At 9/24/06, 3:22 PM, Blogger "Ms. Cornelius" said...

Our students receive an extra weight in an AP or Honors class-- for example, an A gets them a 5 instead of a 4. Weighted grading stops if your grade is below a C-- I was one of the people who fought for that. The argument was that D was "passing"-- but to me, it's not.

I had no opportunity to take AP in high school, and they would not allow me to leave during the day to take college courses (our honors classes were pretty much a joke)-- so I spun my wheels my senior year. Part of it had to do with me being already younger than most others in my grade. I got to take art, which was great, but I could have saved some money if I had gotten some college credit.

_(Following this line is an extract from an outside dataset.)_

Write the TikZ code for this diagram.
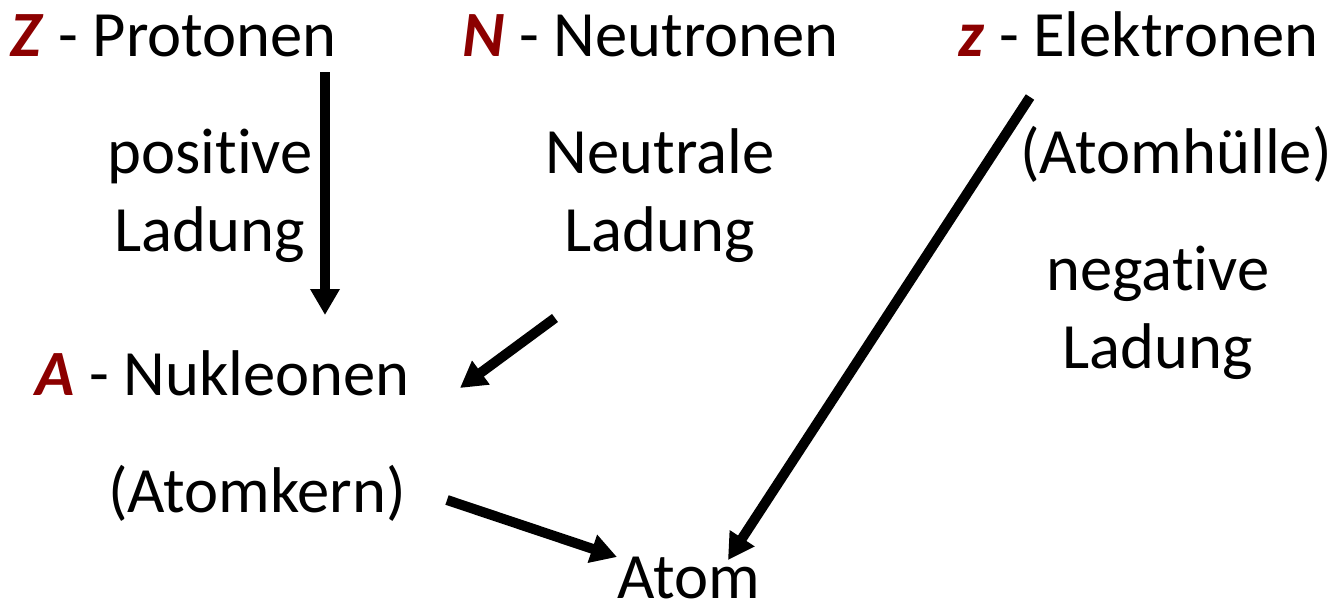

And Dennis-- there is no way I would say that a kid with a 2 deserved a D. The average score is a 2 plus some decimals!

 
At 9/24/06, 4:43 PM, Blogger Fred said...

I'm the same way. I encourage everyone to take my class. I could care less about my pass rate. If I can take a student from a regular class and improve his/her writing and reading skills, we win.

Our district also assigns an extra weight to honors and AP classes. They should.

 
At 9/24/06, 6:45 PM, Blogger Dennis Fermoyle said...

Just so we're clear, Ms. Cornelius, that's what I understood you were saying in your post, and I agree. The two scales are not the same.